I think it was 2007 when I first met Papa John, right before I started college. There he stood, all 6 feet something of him; towering in stature and strong in personality. Though his eyesight was steadily fading, he’d always rise to greet me, grab hold to my hands or pat me on my back. He knew who I was and that’s all that mattered.
Papa John told me stories about how he used to work with my mother. He called her his “girlfriend.” 🙂 Putting a roof on every building in Hickory was his claim to fame. If anyone could do that, I know John Henry King could. Much like my father, I never knew much about my grandfather, and didn’t have the opportunity to grow up with him and my paternal family over the years. I have a handful of captured memories and exchanged conversations that I cling to.
As I slept in his old bedroom the past few days, I wondered if there were any keepsakes in there to remember him by. I somewhat longed to feel his presence in the room.
When it came time for the homegoing service, I wanted sunglasses to hide the tears. I don’t think anyone likes feeling/being vulnerable, especially during the sickness/loss of a loved one. There is an inevitable feeling of sympathy from others. Everyone wants to know how you feel, how you’re doing and how you’re holding up. “I’m good.” “I’m doing okay.” “As well as can be expected.” At some point, the very mention or thought of that loved one’s name chokes you up. On the brink of tears I still mutter, “I’m fine.”

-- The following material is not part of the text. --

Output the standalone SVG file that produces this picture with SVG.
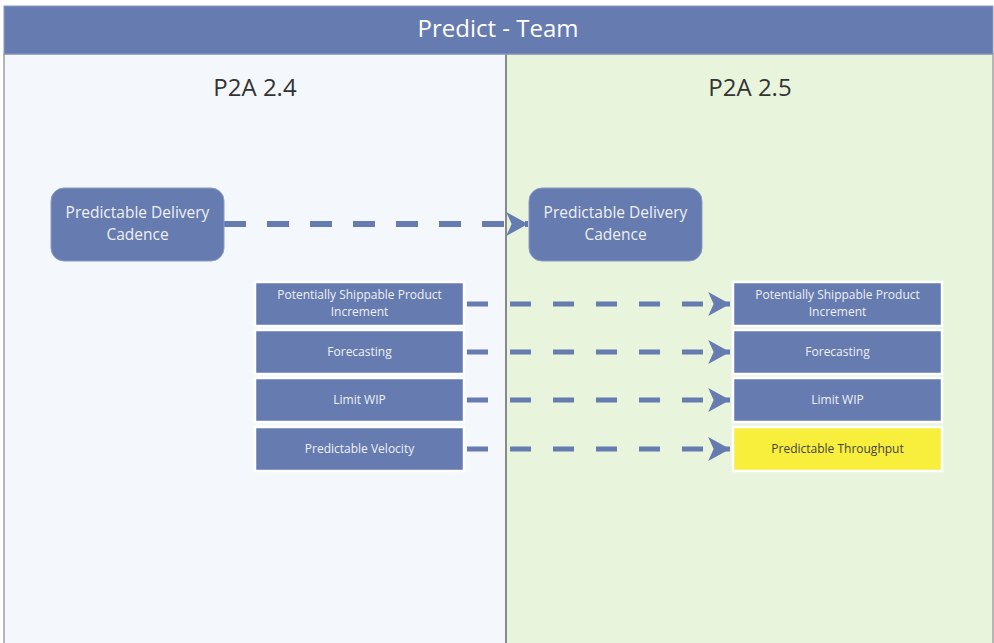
<svg xmlns="http://www.w3.org/2000/svg" width="994" height="643" viewBox="0 0 994 643">
  <defs>
    <style>
      .lane-l { fill: #f4f8fc; stroke: #a0a0a0; stroke-width: 1.5; }
      .lane-r { fill: #e8f5dc; stroke: #a0a0a0; stroke-width: 1.5; }
      .header { fill: #667bb0; stroke: #8a9ac4; stroke-width: 1; }
      .htext { font-family: "Open Sans", "Liberation Sans", sans-serif; font-size: 24px; fill: #ffffff; text-anchor: middle; }
      .ltext { font-family: "Open Sans", "Liberation Sans", sans-serif; font-size: 24px; fill: #333333; text-anchor: middle; }
      .big { fill: #667bb0; stroke: #8a9ac4; stroke-width: 1; }
      .bigtext { font-family: "Open Sans", "Liberation Sans", sans-serif; font-size: 15.5px; font-weight: 500; fill: #eef0f6; text-anchor: middle; }
      .small { fill: #667bb0; stroke: #ffffff; stroke-width: 2.5; }
      .smalltext { font-family: "Open Sans", "Liberation Sans", sans-serif; font-size: 12px; font-weight: 500; fill: #eef0f6; text-anchor: middle; }
      .yellow { fill: #f8ee3c; stroke: #ffffff; stroke-width: 2.5; }
      .ytext { font-family: "Open Sans", "Liberation Sans", sans-serif; font-size: 12px; font-weight: 500; fill: #444444; text-anchor: middle; }
      .conn-big { fill: none; stroke: #667bb0; stroke-width: 6; stroke-dasharray: 22 21; }
      .conn { fill: none; stroke: #667bb0; stroke-width: 5; stroke-dasharray: 21 22; }
    </style>
    <marker id="arrow" markerUnits="userSpaceOnUse" markerWidth="22" markerHeight="24" viewBox="0 0 20 22" refX="20" refY="11" orient="auto">
      <path d="M0,0 L20,11 L0,22 L5,11 Z" fill="#667bb0"/>
    </marker>
  </defs>

  <rect x="0" y="0" width="994" height="643" fill="#ffffff"/>

  <g id="pool">
    <rect class="lane-l" x="4" y="54" width="502" height="600"/>
    <rect class="lane-r" x="506" y="54" width="487" height="600"/>
    <line x1="506" y1="54" x2="506" y2="643" stroke="#8a8a8a" stroke-width="2"/>
    <rect class="header" x="4" y="6" width="989" height="48"/>
    <text class="htext" x="498" y="37">Predict - Team</text>
    <text class="ltext" x="255" y="96">P2A 2.4</text>
    <text class="ltext" x="750" y="96">P2A 2.5</text>
  </g>

  <g id="connectors">
    <line class="conn-big" x1="224" y1="224" x2="528" y2="224" marker-end="url(#arrow)"/>
    <line class="conn" x1="467" y1="304" x2="730" y2="304" marker-end="url(#arrow)"/>
    <line class="conn" x1="467" y1="352" x2="730" y2="352" marker-end="url(#arrow)"/>
    <line class="conn" x1="467" y1="400" x2="730" y2="400" marker-end="url(#arrow)"/>
    <line class="conn" x1="467" y1="449" x2="730" y2="449" marker-end="url(#arrow)"/>
  </g>

  <g id="pdc-24">
    <rect class="big" x="51" y="188" width="173" height="73" rx="13"/>
    <text class="bigtext" x="137.5" y="218">Predictable Delivery</text>
    <text class="bigtext" x="137.5" y="240">Cadence</text>
  </g>
  <g id="pdc-25">
    <rect class="big" x="529" y="188" width="173" height="73" rx="13"/>
    <text class="bigtext" x="615.5" y="218">Predictable Delivery</text>
    <text class="bigtext" x="615.5" y="240">Cadence</text>
  </g>

  <g id="psi-24">
    <rect class="small" x="255" y="282" width="209" height="44"/>
    <text class="smalltext" x="359.5" y="299">Potentially Shippable Product</text>
    <text class="smalltext" x="359.5" y="316">Increment</text>
  </g>
  <g id="fc-24">
    <rect class="small" x="255" y="330" width="209" height="44"/>
    <text class="smalltext" x="359.5" y="356">Forecasting</text>
  </g>
  <g id="wip-24">
    <rect class="small" x="255" y="378" width="209" height="44"/>
    <text class="smalltext" x="359.5" y="404">Limit WIP</text>
  </g>
  <g id="pv-24">
    <rect class="small" x="255" y="427" width="209" height="44"/>
    <text class="smalltext" x="359.5" y="453">Predictable Velocity</text>
  </g>

  <g id="psi-25">
    <rect class="small" x="733" y="282" width="209" height="44"/>
    <text class="smalltext" x="837.5" y="299">Potentially Shippable Product</text>
    <text class="smalltext" x="837.5" y="316">Increment</text>
  </g>
  <g id="fc-25">
    <rect class="small" x="733" y="330" width="209" height="44"/>
    <text class="smalltext" x="837.5" y="356">Forecasting</text>
  </g>
  <g id="wip-25">
    <rect class="small" x="733" y="378" width="209" height="44"/>
    <text class="smalltext" x="837.5" y="404">Limit WIP</text>
  </g>
  <g id="pt-25">
    <rect class="yellow" x="733" y="427" width="209" height="44"/>
    <text class="ytext" x="837.5" y="453">Predictable Throughput</text>
  </g>
</svg>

Texting my mother before the funeral, she told me I “didn’t have to hide.” Having to sit right next to the casket with the flower girls, I was forced to feel. In that tiny church, I had a front row seat to sadness. As sister, daughter, son, grandchild, niece, nephew and friend filed in the sanctuary and laid eyes, hands and lips on Papa John for the last time, the grief overcame me. Ugly faced, whimpering and all, couldn’t be contained as the funeral director closed the casket. I cried. In a church full of people, mourners all around…I cried. I felt.
I thought of how my mother must have felt in that very church back in 1990, staring at my father’s closed casket; burned body inside.
I know Papa John is resting with Daddy, Grandma Marie and countless others who had gone on before him. He’s at peace. Body healed. Eyesight restored.
I may not know as much about him as everyone else, but I know that he loved. In few words, but in many actions…he loved. And he will always be loved. Forever and always.